[Begin]

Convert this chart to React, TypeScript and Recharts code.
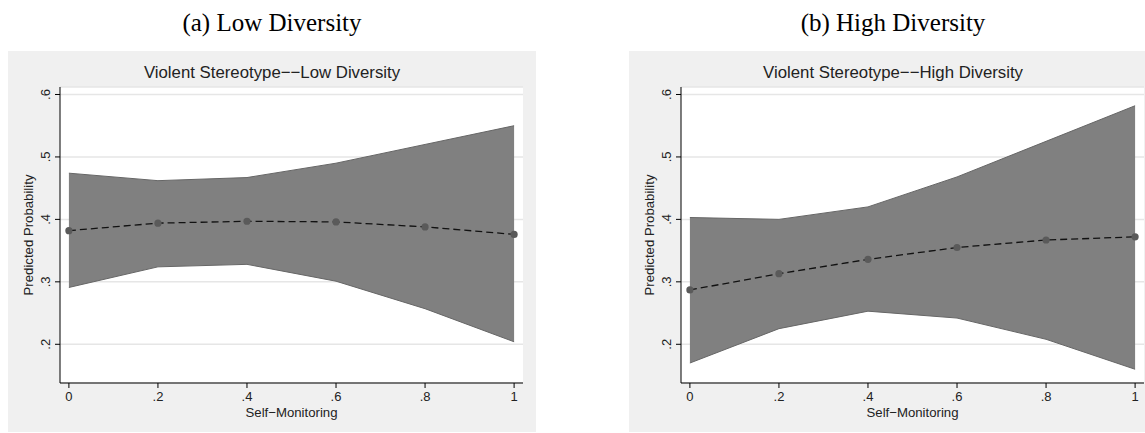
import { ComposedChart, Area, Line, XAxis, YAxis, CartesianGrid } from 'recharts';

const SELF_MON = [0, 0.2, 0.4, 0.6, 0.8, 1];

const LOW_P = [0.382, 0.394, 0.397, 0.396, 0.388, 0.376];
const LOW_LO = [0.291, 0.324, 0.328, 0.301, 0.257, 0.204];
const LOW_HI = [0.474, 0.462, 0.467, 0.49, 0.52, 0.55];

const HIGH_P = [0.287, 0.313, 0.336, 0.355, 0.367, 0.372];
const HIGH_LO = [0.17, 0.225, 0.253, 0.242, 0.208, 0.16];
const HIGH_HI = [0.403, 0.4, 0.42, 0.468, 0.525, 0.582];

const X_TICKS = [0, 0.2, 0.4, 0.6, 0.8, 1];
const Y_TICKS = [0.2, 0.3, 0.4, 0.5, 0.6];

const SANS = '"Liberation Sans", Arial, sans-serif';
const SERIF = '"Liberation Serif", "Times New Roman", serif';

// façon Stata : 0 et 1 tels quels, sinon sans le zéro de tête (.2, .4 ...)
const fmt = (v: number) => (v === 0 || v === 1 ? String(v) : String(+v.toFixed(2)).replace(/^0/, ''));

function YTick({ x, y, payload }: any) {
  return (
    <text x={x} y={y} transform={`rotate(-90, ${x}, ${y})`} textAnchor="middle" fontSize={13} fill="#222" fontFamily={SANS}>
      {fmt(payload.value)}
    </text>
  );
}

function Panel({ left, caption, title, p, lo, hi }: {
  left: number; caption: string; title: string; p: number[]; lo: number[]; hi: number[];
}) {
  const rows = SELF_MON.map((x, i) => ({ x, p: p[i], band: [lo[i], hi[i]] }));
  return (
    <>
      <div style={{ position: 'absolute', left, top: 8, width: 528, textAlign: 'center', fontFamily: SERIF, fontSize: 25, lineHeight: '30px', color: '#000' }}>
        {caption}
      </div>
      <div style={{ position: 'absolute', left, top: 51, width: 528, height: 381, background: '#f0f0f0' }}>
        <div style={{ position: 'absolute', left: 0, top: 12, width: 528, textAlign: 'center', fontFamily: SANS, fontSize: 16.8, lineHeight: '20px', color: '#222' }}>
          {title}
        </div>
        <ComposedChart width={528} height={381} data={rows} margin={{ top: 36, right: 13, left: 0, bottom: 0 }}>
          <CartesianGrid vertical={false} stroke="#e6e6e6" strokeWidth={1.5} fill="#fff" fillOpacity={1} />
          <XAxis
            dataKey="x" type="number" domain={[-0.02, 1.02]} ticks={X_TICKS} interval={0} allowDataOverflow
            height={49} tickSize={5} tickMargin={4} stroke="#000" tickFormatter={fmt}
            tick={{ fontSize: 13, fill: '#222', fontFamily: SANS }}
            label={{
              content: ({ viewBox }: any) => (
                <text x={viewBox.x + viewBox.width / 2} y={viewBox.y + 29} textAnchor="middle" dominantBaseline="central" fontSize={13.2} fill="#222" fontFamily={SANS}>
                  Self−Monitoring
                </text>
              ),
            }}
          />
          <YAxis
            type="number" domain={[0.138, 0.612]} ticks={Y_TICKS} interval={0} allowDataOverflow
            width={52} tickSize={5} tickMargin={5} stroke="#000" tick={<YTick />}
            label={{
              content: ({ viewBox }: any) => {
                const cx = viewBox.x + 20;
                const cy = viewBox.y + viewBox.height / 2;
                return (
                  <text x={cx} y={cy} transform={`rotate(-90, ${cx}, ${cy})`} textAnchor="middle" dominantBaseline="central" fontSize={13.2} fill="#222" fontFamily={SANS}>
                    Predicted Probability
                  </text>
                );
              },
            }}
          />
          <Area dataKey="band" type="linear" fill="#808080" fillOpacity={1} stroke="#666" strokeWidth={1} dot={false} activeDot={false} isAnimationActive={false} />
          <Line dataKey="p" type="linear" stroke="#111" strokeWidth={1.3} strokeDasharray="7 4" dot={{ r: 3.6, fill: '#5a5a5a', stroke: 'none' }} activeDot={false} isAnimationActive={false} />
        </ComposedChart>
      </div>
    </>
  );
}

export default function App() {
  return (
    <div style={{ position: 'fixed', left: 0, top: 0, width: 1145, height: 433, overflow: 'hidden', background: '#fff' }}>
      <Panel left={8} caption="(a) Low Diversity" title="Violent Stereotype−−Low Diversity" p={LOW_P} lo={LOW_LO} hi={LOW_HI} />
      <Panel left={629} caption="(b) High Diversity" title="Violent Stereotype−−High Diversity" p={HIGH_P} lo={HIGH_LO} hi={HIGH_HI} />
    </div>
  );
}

[End]

Copy the data character for character, but drop all pictures from the copy.

Convert this chart to React, TypeScript and Recharts code.
import { ComposedChart, Area, Line, XAxis, YAxis, CartesianGrid } from 'recharts';

const SELF_MON = [0, 0.2, 0.4, 0.6, 0.8, 1];

const LOW_P = [0.382, 0.394, 0.397, 0.396, 0.388, 0.376];
const LOW_LO = [0.291, 0.324, 0.328, 0.301, 0.257, 0.204];
const LOW_HI = [0.474, 0.462, 0.467, 0.49, 0.52, 0.55];

const HIGH_P = [0.287, 0.313, 0.336, 0.355, 0.367, 0.372];
const HIGH_LO = [0.17, 0.225, 0.253, 0.242, 0.208, 0.16];
const HIGH_HI = [0.403, 0.4, 0.42, 0.468, 0.525, 0.582];

const X_TICKS = [0, 0.2, 0.4, 0.6, 0.8, 1];
const Y_TICKS = [0.2, 0.3, 0.4, 0.5, 0.6];

const SANS = '"Liberation Sans", Arial, sans-serif';
const SERIF = '"Liberation Serif", "Times New Roman", serif';

// façon Stata : 0 et 1 tels quels, sinon sans le zéro de tête (.2, .4 ...)
const fmt = (v: number) => (v === 0 || v === 1 ? String(v) : String(+v.toFixed(2)).replace(/^0/, ''));

function YTick({ x, y, payload }: any) {
  return (
    <text x={x} y={y} transform={`rotate(-90, ${x}, ${y})`} textAnchor="middle" fontSize={13} fill="#222" fontFamily={SANS}>
      {fmt(payload.value)}
    </text>
  );
}

function Panel({ left, caption, title, p, lo, hi }: {
  left: number; caption: string; title: string; p: number[]; lo: number[]; hi: number[];
}) {
  const rows = SELF_MON.map((x, i) => ({ x, p: p[i], band: [lo[i], hi[i]] }));
  return (
    <>
      <div style={{ position: 'absolute', left, top: 8, width: 528, textAlign: 'center', fontFamily: SERIF, fontSize: 25, lineHeight: '30px', color: '#000' }}>
        {caption}
      </div>
      <div style={{ position: 'absolute', left, top: 51, width: 528, height: 381, background: '#f0f0f0' }}>
        <div style={{ position: 'absolute', left: 0, top: 12, width: 528, textAlign: 'center', fontFamily: SANS, fontSize: 16.8, lineHeight: '20px', color: '#222' }}>
          {title}
        </div>
        <ComposedChart width={528} height={381} data={rows} margin={{ top: 36, right: 13, left: 0, bottom: 0 }}>
          <CartesianGrid vertical={false} stroke="#e6e6e6" strokeWidth={1.5} fill="#fff" fillOpacity={1} />
          <XAxis
            dataKey="x" type="number" domain={[-0.02, 1.02]} ticks={X_TICKS} interval={0} allowDataOverflow
            height={49} tickSize={5} tickMargin={4} stroke="#000" tickFormatter={fmt}
            tick={{ fontSize: 13, fill: '#222', fontFamily: SANS }}
            label={{
              content: ({ viewBox }: any) => (
                <text x={viewBox.x + viewBox.width / 2} y={viewBox.y + 29} textAnchor="middle" dominantBaseline="central" fontSize={13.2} fill="#222" fontFamily={SANS}>
                  Self−Monitoring
                </text>
              ),
            }}
          />
          <YAxis
            type="number" domain={[0.138, 0.612]} ticks={Y_TICKS} interval={0} allowDataOverflow
            width={52} tickSize={5} tickMargin={5} stroke="#000" tick={<YTick />}
            label={{
              content: ({ viewBox }: any) => {
                const cx = viewBox.x + 20;
                const cy = viewBox.y + viewBox.height / 2;
                return (
                  <text x={cx} y={cy} transform={`rotate(-90, ${cx}, ${cy})`} textAnchor="middle" dominantBaseline="central" fontSize={13.2} fill="#222" fontFamily={SANS}>
                    Predicted Probability
                  </text>
                );
              },
            }}
          />
          <Area dataKey="band" type="linear" fill="#808080" fillOpacity={1} stroke="#666" strokeWidth={1} dot={false} activeDot={false} isAnimationActive={false} />
          <Line dataKey="p" type="linear" stroke="#111" strokeWidth={1.3} strokeDasharray="7 4" dot={{ r: 3.6, fill: '#5a5a5a', stroke: 'none' }} activeDot={false} isAnimationActive={false} />
        </ComposedChart>
      </div>
    </>
  );
}

export default function App() {
  return (
    <div style={{ position: 'fixed', left: 0, top: 0, width: 1145, height: 433, overflow: 'hidden', background: '#fff' }}>
      <Panel left={8} caption="(a) Low Diversity" title="Violent Stereotype−−Low Diversity" p={LOW_P} lo={LOW_LO} hi={LOW_HI} />
      <Panel left={629} caption="(b) High Diversity" title="Violent Stereotype−−High Diversity" p={HIGH_P} lo={HIGH_LO} hi={HIGH_HI} />
    </div>
  );
}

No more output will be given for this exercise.